Pictures appear in the records below; write out everything else exactly.

========================

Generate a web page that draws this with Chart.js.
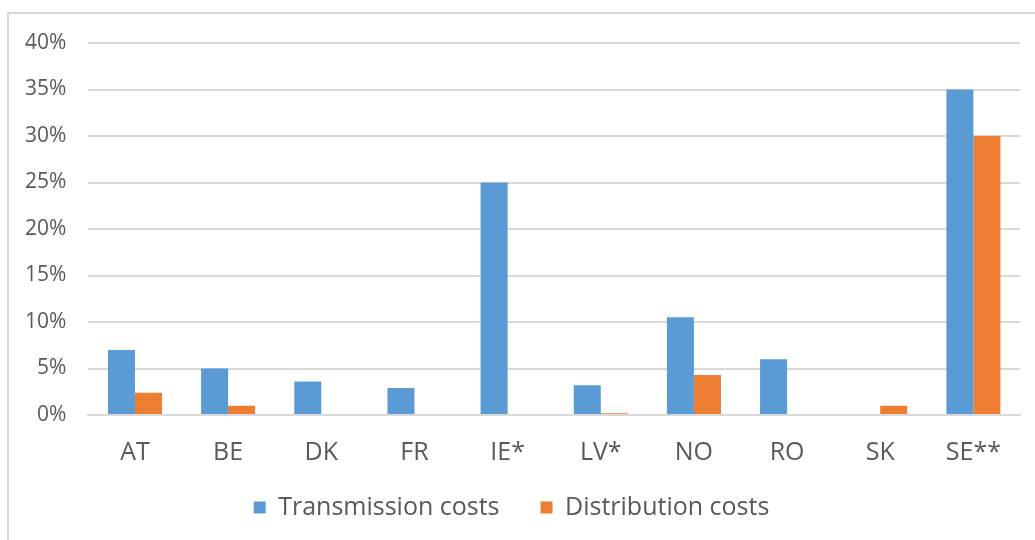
<!DOCTYPE html>
<html>
<head>
<meta charset="utf-8">
<script src="https://cdn.jsdelivr.net/npm/chart.js@4"></script>
<style>
html,body{margin:0;padding:0;background:#fff;}
#frame{position:absolute;left:7px;top:12px;right:0;height:528px;border-left:2px solid #d9d9d9;border-top:2px solid #d9d9d9;box-sizing:border-box;}
#wrap{position:absolute;left:0;top:0;width:1035px;height:540px;}
</style>
</head>
<body>
<div id="frame"></div>
<div id="wrap"><canvas id="c" width="1035" height="540"></canvas></div>
<script>
const categories = ['AT','BE','DK','FR','IE*','LV*','NO','RO','SK','SE**'];
const transmission = [7, 5, 3.6, 2.9, 25, 3.2, 10.5, 6.0, 0, 35];
const distribution = [2.4, 1.0, 0, 0, 0, 0.2, 4.3, 0, 1.0, 30];
const seriesNames = ['Transmission costs','Distribution costs'];
const yMax = 40, yStep = 5;

const txt = '#595959';
const FONT = 'Open Sans';
const X_SHRINK = 37;

// After the x axis is shrunk to pull the legend up, re-extend its box so labels are not clipped
const xLabelRoom = {
  id: 'xLabelRoom',
  afterLayout(chart) {
    const x = chart.scales.x;
    if (x) { x.bottom += X_SHRINK; }
  }
};

new Chart(document.getElementById('c'), {
  type: 'bar',
  data: {
    labels: categories,
    datasets: [
      {label: seriesNames[0], data: transmission, backgroundColor: '#5B9BD5', borderWidth: 0},
      {label: seriesNames[1], data: distribution, backgroundColor: '#ED7D31', borderWidth: 0}
    ]
  },
  plugins: [xLabelRoom],
  options: {
    responsive: false,
    animation: false,
    devicePixelRatio: 1,
    layout: {padding: {left: 3, right: 15, top: 43, bottom: 10}},
    datasets: {bar: {categoryPercentage: 0.58, barPercentage: 1.0}},
    plugins: {
      tooltip: {enabled: false},
      legend: {
        position: 'bottom',
        labels: {
          color: txt,
          font: {family: FONT, size: 25},
          boxWidth: 12, boxHeight: 12,
          padding: 41
        }
      }
    },
    scales: {
      x: {
        grid: {display: false, drawTicks: false},
        border: {display: true, color: '#d9d9d9', width: 2},
        ticks: {color: txt, font: {family: FONT, size: 25}, padding: 23},
        afterFit: (scale) => { scale.height -= X_SHRINK; }
      },
      y: {
        min: 0, max: yMax,
        grid: {color: '#d9d9d9', lineWidth: 2, drawTicks: false},
        border: {display: false},
        ticks: {
          stepSize: yStep,
          color: txt,
          font: {family: FONT, size: 21},
          padding: 22,
          callback: v => v + '%'
        }
      }
    }
  }
});
</script>
</body>
</html>
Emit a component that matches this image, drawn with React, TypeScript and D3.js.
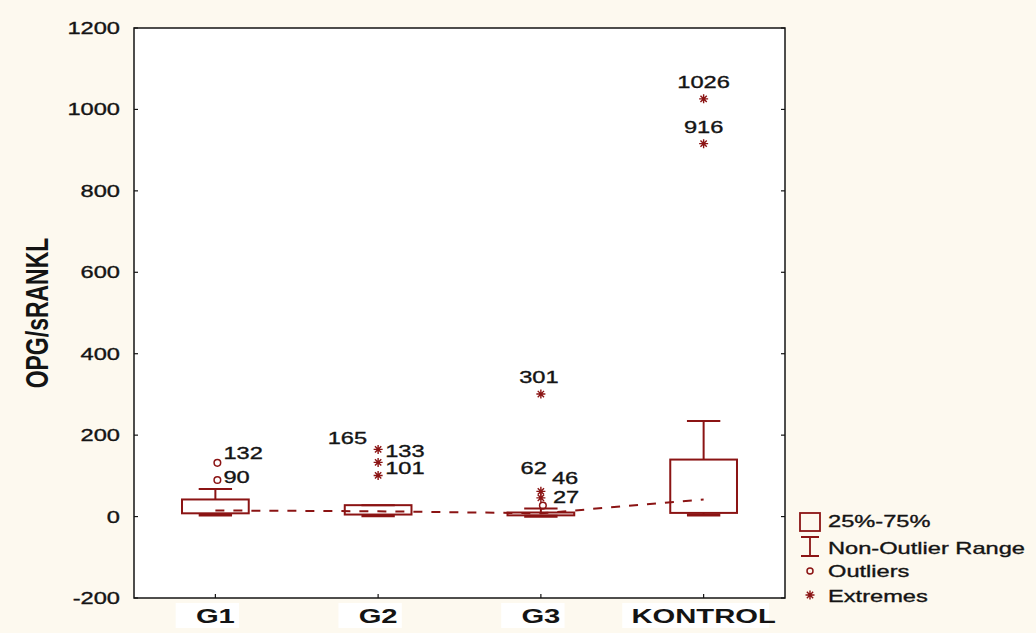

========================

▶ [CORRECT RESULT]
Generate a web page that draws this with Chart.js.
<!DOCTYPE html>
<html>
<head>
<meta charset="utf-8">
<script src="https://cdn.jsdelivr.net/npm/chart.js@4"></script>
<style>
html,body{margin:0;padding:0;background:#fff;}
#frame{position:absolute;left:7px;top:12px;right:0;height:528px;border-left:2px solid #d9d9d9;border-top:2px solid #d9d9d9;box-sizing:border-box;}
#wrap{position:absolute;left:0;top:0;width:1035px;height:540px;}
</style>
</head>
<body>
<div id="frame"></div>
<div id="wrap"><canvas id="c" width="1035" height="540"></canvas></div>
<script>
const categories = ['AT','BE','DK','FR','IE*','LV*','NO','RO','SK','SE**'];
const transmission = [7, 5, 3.6, 2.9, 25, 3.2, 10.5, 6.0, 0, 35];
const distribution = [2.4, 1.0, 0, 0, 0, 0.2, 4.3, 0, 1.0, 30];
const seriesNames = ['Transmission costs','Distribution costs'];
const yMax = 40, yStep = 5;

const txt = '#595959';
const FONT = 'Open Sans';
const X_SHRINK = 37;

// After the x axis is shrunk to pull the legend up, re-extend its box so labels are not clipped
const xLabelRoom = {
  id: 'xLabelRoom',
  afterLayout(chart) {
    const x = chart.scales.x;
    if (x) { x.bottom += X_SHRINK; }
  }
};

new Chart(document.getElementById('c'), {
  type: 'bar',
  data: {
    labels: categories,
    datasets: [
      {label: seriesNames[0], data: transmission, backgroundColor: '#5B9BD5', borderWidth: 0},
      {label: seriesNames[1], data: distribution, backgroundColor: '#ED7D31', borderWidth: 0}
    ]
  },
  plugins: [xLabelRoom],
  options: {
    responsive: false,
    animation: false,
    devicePixelRatio: 1,
    layout: {padding: {left: 3, right: 15, top: 43, bottom: 10}},
    datasets: {bar: {categoryPercentage: 0.58, barPercentage: 1.0}},
    plugins: {
      tooltip: {enabled: false},
      legend: {
        position: 'bottom',
        labels: {
          color: txt,
          font: {family: FONT, size: 25},
          boxWidth: 12, boxHeight: 12,
          padding: 41
        }
      }
    },
    scales: {
      x: {
        grid: {display: false, drawTicks: false},
        border: {display: true, color: '#d9d9d9', width: 2},
        ticks: {color: txt, font: {family: FONT, size: 25}, padding: 23},
        afterFit: (scale) => { scale.height -= X_SHRINK; }
      },
      y: {
        min: 0, max: yMax,
        grid: {color: '#d9d9d9', lineWidth: 2, drawTicks: false},
        border: {display: false},
        ticks: {
          stepSize: yStep,
          color: txt,
          font: {family: FONT, size: 21},
          padding: 22,
          callback: v => v + '%'
        }
      }
    }
  }
});
</script>
</body>
</html>
Emit a component that matches this image, drawn with React, TypeScript and D3.js.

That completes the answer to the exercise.